Sunday, July 23, 2006

random anxiety (or not)

I'm not sure what to make of the fact that I can get anxious over what flavor of frozen yogurt to choose, but in the face of fairly major life issues I can hang in there pretty well.

This isn't really a major life issue story, but it's a random thing that happened today, and I think I can write about it quickly.

I'm in the Target today, picking up stuff for the video institute (drinks, office supplies, etc. -- one of the great joys of my life is being able to purchase office supplies for CDS programs) and I take my full cart to the Starbucks to slap down my $2.68 on an iced venti Americano (mostly ice, very little water). I look in my enormous red faux patent leather pocketbook (thanks, Courtney), and my wallet isn't there.

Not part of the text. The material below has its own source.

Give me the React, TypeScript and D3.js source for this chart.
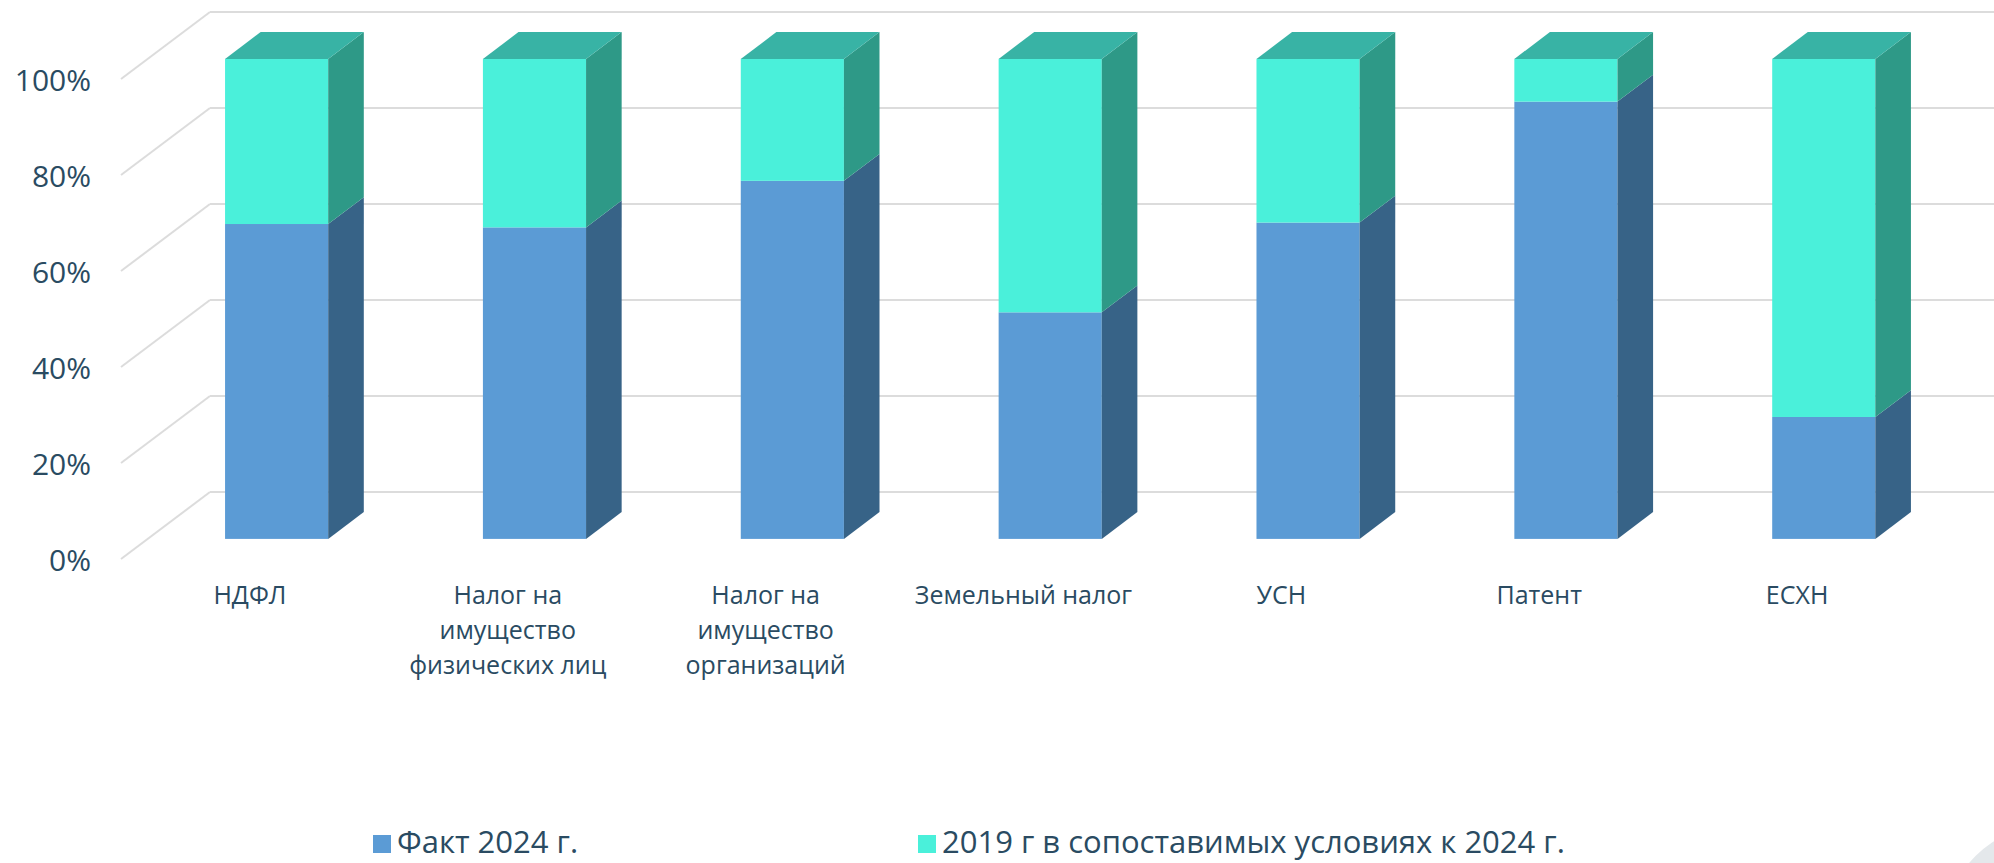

I've been leaving my purse all around the building during the institute, so my wallet could have easily been filched by anyone wandering the building. So it's not unreasonable to think it might have been stolen. I also have a habit of leaving my purse in the front of my shopping cart (in the kid seat) and walking a few feet away to grab something off the shelf, so it could have happened that-away too.

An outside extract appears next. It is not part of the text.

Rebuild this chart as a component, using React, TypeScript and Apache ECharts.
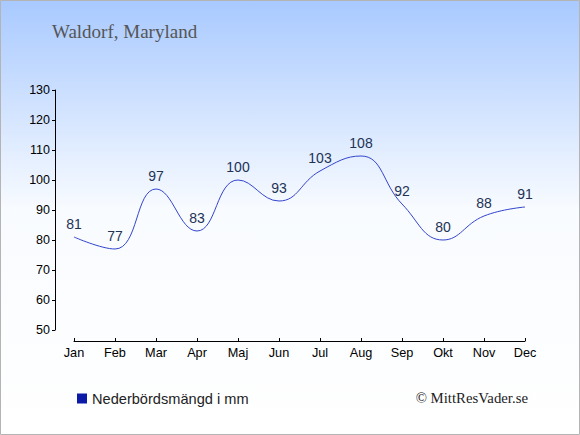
import React, { useEffect, useRef } from "react";
import * as echarts from "echarts";

const months = ["Jan", "Feb", "Mar", "Apr", "Maj", "Jun", "Jul", "Aug", "Sep", "Okt", "Nov", "Dec"];
const precipitation = [81, 77, 97, 83, 100, 93, 103, 108, 92, 80, 88, 91];
const title = "Waldorf, Maryland";
const seriesName = "Nederbördsmängd i mm";
const credit = "© MittResVader.se";

export default function App() {
  const ref = useRef<HTMLDivElement>(null);
  useEffect(() => {
    document.body.style.margin = "0";
    const chart = echarts.init(ref.current!, null, { renderer: "svg" });
    chart.setOption({
      animation: false,
      backgroundColor: new echarts.graphic.LinearGradient(0, 0, 0, 1, [
        { offset: 0, color: "#a8c9ff" },
        { offset: 0.48, color: "#f8fbff" },
        { offset: 1, color: "#ffffff" },
      ]),
      title: {
        text: title,
        left: 47,
        top: 17,
        textStyle: { fontFamily: "Liberation Serif", fontWeight: "normal", fontSize: 19, color: "#555555" },
      },
      grid: { left: 74, right: 55, top: 90, bottom: 105 },
      xAxis: {
        type: "category",
        data: months,
        boundaryGap: false,
        offset: 11,
        axisLine: { lineStyle: { color: "#000", width: 1 } },
        axisTick: { inside: true, length: 3, lineStyle: { color: "#000" } },
        axisLabel: { color: "#000", fontSize: 12.7, fontFamily: "Liberation Sans", margin: 5 },
        splitLine: { show: false },
      },
      yAxis: {
        type: "value",
        min: 50,
        max: 130,
        interval: 10,
        offset: 19,
        axisLine: { show: true, lineStyle: { color: "#000", width: 1 } },
        axisTick: { show: true, length: 3, lineStyle: { color: "#000" } },
        axisLabel: { color: "#000", fontSize: 12.5, fontFamily: "Liberation Sans", margin: 5 },
        splitLine: { show: false },
      },
      legend: {
        left: 72,
        top: 386,
        icon: "rect",
        itemWidth: 10,
        itemHeight: 10,
        itemGap: 6,
        textStyle: { fontSize: 14.6, color: "#222", fontFamily: "Liberation Sans" },
        data: [{ name: seriesName, itemStyle: { color: "#0b1ba8" } }],
      },
      graphic: [
        {
          type: "rect",
          shape: { x: 0.5, y: 0.5, width: 579, height: 434 },
          style: { fill: "none", stroke: "#b4b4b4", lineWidth: 1 },
          silent: true,
        },
        {
          type: "text",
          right: 52,
          top: 390,
          style: { text: credit, font: "14.8px 'Liberation Serif'", fill: "#222" },
        },
      ],
      series: [
        {
          name: seriesName,
          type: "line",
          data: precipitation,
          smooth: 0.45,
          symbol: "circle",
          symbolSize: 0,
          showSymbol: true,
          lineStyle: { color: "#3344cc", width: 1 },
          itemStyle: { color: "#3344cc" },
          label: {
            show: true,
            position: "top",
            distance: 6,
            color: "#223355",
            fontSize: 14,
            fontFamily: "Liberation Sans",
          },
        },
      ],
    });
    return () => chart.dispose();
  }, []);
  return <div ref={ref} style={{ width: 580, height: 435 }} />;
}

But there I am, calm. I think, well, ok -- I can probably find change in my purse and my car in order to purchase the folders we absolutely need this afternoon. And the Guest Services desk will probably be willing to keep my cart of non-perishable food items until I can come back to make my purchase.

Then I think, I hope whoever stole my wallet really needs the money, and bless them, bless them. (I'm no saint -- there might have been $30 in my wallet, and I can cancel all my cards, etc.). The possibility of my wallet being stolen makes me oddly grateful, knowing how lucky I am that the money in my wallet doesn't really make a difference in my ability to eat or pay my bills or anything like that. I mean I just tried to spend almost $3 on a cup of coffee. And besides, my driver's license expired last October, so I needed a new one anyway.

Fortunately, I realized that I had both my checkbook and my passport (in my purse because of the expired driver's license, its presence is also reassuring lest I need to flee the country), and therefore I could pay for my groceries.

In my relief, I also went and wrote a check for $2.68 for my venti iced Americano (a Starbucks in a Tar-jey -- it's almost embarrassing to acknowledge what an obvious marketing demographic I really am).

In the end, when I went out to my car, I found my wallet under the passenger side seat.

This might be too much of a reach, but I’d like to use this incident as a theologically teachable moment.

I don’t think God or Jesus or whoever had anything to do with my wallet disappearing from my gigantic red pocketbook (However, I know that God had everything to do with my friend Courtney and I finding that pocketbook in a $5 clearance bin, and with Courtney’s generosity in purchasing me the said pocketbook). I do think, though, that my gratitude and calm had something to do with my experience of the S/spirit.

I believe that God places people in our path, opens doors, pushes us in certain directions, but I think there is a very complicated relationship between our own intentions and openness and how God (spirit, energy, etc.) works in our lives. I’m learning to recognize those moments when the spirit is present – but how that works is another story, for another day. But being present and grateful is the way to go, I think.

Now if I could only let go of my anxiety around little things, and things that don’t actually happen….

p.s. If you follow the frozen yogurt link, you need to hang in there til' the end to get the frozen yogurt reference. But I think it's worth it.